- **What you have to do**
Write every line out verbatim and omit the pictures.

- **Recorded information**
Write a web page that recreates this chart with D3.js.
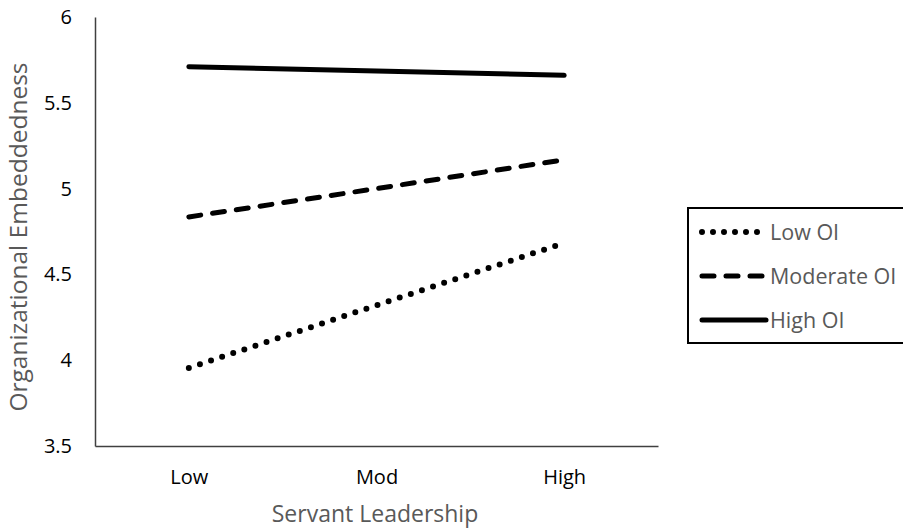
<!DOCTYPE html>
<html>
<head>
<meta charset="utf-8">
<script src="https://cdn.jsdelivr.net/npm/d3@7"></script>
<style>
  body { margin: 0; background: #fff; }
  svg { display: block; }
  svg text { font-family: "Open Sans", sans-serif; }
</style>
</head>
<body>
<svg id="chart" width="903" height="531"></svg>
<script>
// Daten
const categories = ["Low", "Mod", "High"];
const seriesNames = ["Low OI", "Moderate OI", "High OI"];
const lowOI = [3.955, 4.32, 4.683];
const moderateOI = [4.835, 5.0, 5.168];
const highOI = [5.71, 5.685, 5.66];
const yTicks = [3.5, 4, 4.5, 5, 5.5, 6];

const series = [
  { name: seriesNames[0], values: lowOI,      dash: "0 11.7", width: 6 },
  { name: seriesNames[1], values: moderateOI, dash: "12 12",  width: 5 },
  { name: seriesNames[2], values: highOI,     dash: null,     width: 5 }
];

const svg = d3.select("#chart");
const plot = { left: 95, right: 658, top: 17, bottom: 446 };

const x = d3.scalePoint()
  .domain(categories)
  .range([plot.left, plot.right])
  .padding(0.5);

const y = d3.scaleLinear()
  .domain([3.5, 6])
  .range([plot.bottom, plot.top]);

// Achsen
const xAxis = svg.append("g")
  .attr("transform", `translate(0,${plot.bottom})`)
  .call(d3.axisBottom(x).tickSize(0).tickPadding(24));
xAxis.attr("font-family", null).attr("font-size", null);
xAxis.select(".domain").attr("stroke", "#404040").attr("stroke-width", 1.5);
xAxis.selectAll("text")
  .attr("fill", "#000")
  .style("font-size", "20px");

const yAxis = svg.append("g")
  .attr("transform", `translate(${plot.left},0)`)
  .call(d3.axisLeft(y).tickValues(yTicks).tickSize(0).tickPadding(23).tickFormat(d3.format("")));
yAxis.attr("font-family", null).attr("font-size", null);
yAxis.select(".domain").attr("stroke", "#404040").attr("stroke-width", 1.5);
yAxis.selectAll("text")
  .attr("fill", "#000")
  .style("font-size", "20px");

// Achsentitel
svg.append("text")
  .attr("x", 375)
  .attr("y", 522)
  .attr("text-anchor", "middle")
  .attr("fill", "#595959")
  .style("font-size", "23px")
  .text("Servant Leadership");

svg.append("text")
  .attr("transform", "translate(27,237) rotate(-90)")
  .attr("text-anchor", "middle")
  .attr("fill", "#595959")
  .style("font-size", "24.5px")
  .text("Organizational Embeddedness");

// Linien
const line = d3.line()
  .x((d, i) => x(categories[i]))
  .y(d => y(d));

svg.selectAll(".series")
  .data(series)
  .join("path")
  .attr("class", "series")
  .attr("d", d => line(d.values))
  .attr("fill", "none")
  .attr("stroke", "#000")
  .attr("stroke-width", d => d.width)
  .attr("stroke-linecap", "round")
  .attr("stroke-dasharray", d => d.dash);

// Legende
const legend = svg.append("g");
legend.append("rect")
  .attr("x", 688).attr("y", 208)
  .attr("width", 240).attr("height", 135)
  .attr("fill", "#fff")
  .attr("stroke", "#000")
  .attr("stroke-width", 2);

const legendY = d3.scalePoint()
  .domain(seriesNames)
  .range([232, 320]);

const item = legend.selectAll(".item")
  .data(series)
  .join("g")
  .attr("class", "item")
  .attr("transform", d => `translate(0,${legendY(d.name)})`);

item.append("line")
  .attr("x1", 702).attr("x2", 766)
  .attr("stroke", "#000")
  .attr("stroke-width", d => d.width)
  .attr("stroke-linecap", "round")
  .attr("stroke-dasharray", d => d.dash === "0 11.7" ? "0 11" : d.dash);

item.append("text")
  .attr("x", 770)
  .attr("dy", "0.35em")
  .attr("fill", "#595959")
  .style("font-size", "21.5px")
  .text(d => d.name);
</script>
</body>
</html>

- **Solution for this exercise**
Write a web page that recreates this chart with D3.js.
<!DOCTYPE html>
<html>
<head>
<meta charset="utf-8">
<script src="https://cdn.jsdelivr.net/npm/d3@7"></script>
<style>
  body { margin: 0; background: #fff; }
  svg { display: block; }
  svg text { font-family: "Open Sans", sans-serif; }
</style>
</head>
<body>
<svg id="chart" width="903" height="531"></svg>
<script>
// Daten
const categories = ["Low", "Mod", "High"];
const seriesNames = ["Low OI", "Moderate OI", "High OI"];
const lowOI = [3.955, 4.32, 4.683];
const moderateOI = [4.835, 5.0, 5.168];
const highOI = [5.71, 5.685, 5.66];
const yTicks = [3.5, 4, 4.5, 5, 5.5, 6];

const series = [
  { name: seriesNames[0], values: lowOI,      dash: "0 11.7", width: 6 },
  { name: seriesNames[1], values: moderateOI, dash: "12 12",  width: 5 },
  { name: seriesNames[2], values: highOI,     dash: null,     width: 5 }
];

const svg = d3.select("#chart");
const plot = { left: 95, right: 658, top: 17, bottom: 446 };

const x = d3.scalePoint()
  .domain(categories)
  .range([plot.left, plot.right])
  .padding(0.5);

const y = d3.scaleLinear()
  .domain([3.5, 6])
  .range([plot.bottom, plot.top]);

// Achsen
const xAxis = svg.append("g")
  .attr("transform", `translate(0,${plot.bottom})`)
  .call(d3.axisBottom(x).tickSize(0).tickPadding(24));
xAxis.attr("font-family", null).attr("font-size", null);
xAxis.select(".domain").attr("stroke", "#404040").attr("stroke-width", 1.5);
xAxis.selectAll("text")
  .attr("fill", "#000")
  .style("font-size", "20px");

const yAxis = svg.append("g")
  .attr("transform", `translate(${plot.left},0)`)
  .call(d3.axisLeft(y).tickValues(yTicks).tickSize(0).tickPadding(23).tickFormat(d3.format("")));
yAxis.attr("font-family", null).attr("font-size", null);
yAxis.select(".domain").attr("stroke", "#404040").attr("stroke-width", 1.5);
yAxis.selectAll("text")
  .attr("fill", "#000")
  .style("font-size", "20px");

// Achsentitel
svg.append("text")
  .attr("x", 375)
  .attr("y", 522)
  .attr("text-anchor", "middle")
  .attr("fill", "#595959")
  .style("font-size", "23px")
  .text("Servant Leadership");

svg.append("text")
  .attr("transform", "translate(27,237) rotate(-90)")
  .attr("text-anchor", "middle")
  .attr("fill", "#595959")
  .style("font-size", "24.5px")
  .text("Organizational Embeddedness");

// Linien
const line = d3.line()
  .x((d, i) => x(categories[i]))
  .y(d => y(d));

svg.selectAll(".series")
  .data(series)
  .join("path")
  .attr("class", "series")
  .attr("d", d => line(d.values))
  .attr("fill", "none")
  .attr("stroke", "#000")
  .attr("stroke-width", d => d.width)
  .attr("stroke-linecap", "round")
  .attr("stroke-dasharray", d => d.dash);

// Legende
const legend = svg.append("g");
legend.append("rect")
  .attr("x", 688).attr("y", 208)
  .attr("width", 240).attr("height", 135)
  .attr("fill", "#fff")
  .attr("stroke", "#000")
  .attr("stroke-width", 2);

const legendY = d3.scalePoint()
  .domain(seriesNames)
  .range([232, 320]);

const item = legend.selectAll(".item")
  .data(series)
  .join("g")
  .attr("class", "item")
  .attr("transform", d => `translate(0,${legendY(d.name)})`);

item.append("line")
  .attr("x1", 702).attr("x2", 766)
  .attr("stroke", "#000")
  .attr("stroke-width", d => d.width)
  .attr("stroke-linecap", "round")
  .attr("stroke-dasharray", d => d.dash === "0 11.7" ? "0 11" : d.dash);

item.append("text")
  .attr("x", 770)
  .attr("dy", "0.35em")
  .attr("fill", "#595959")
  .style("font-size", "21.5px")
  .text(d => d.name);
</script>
</body>
</html>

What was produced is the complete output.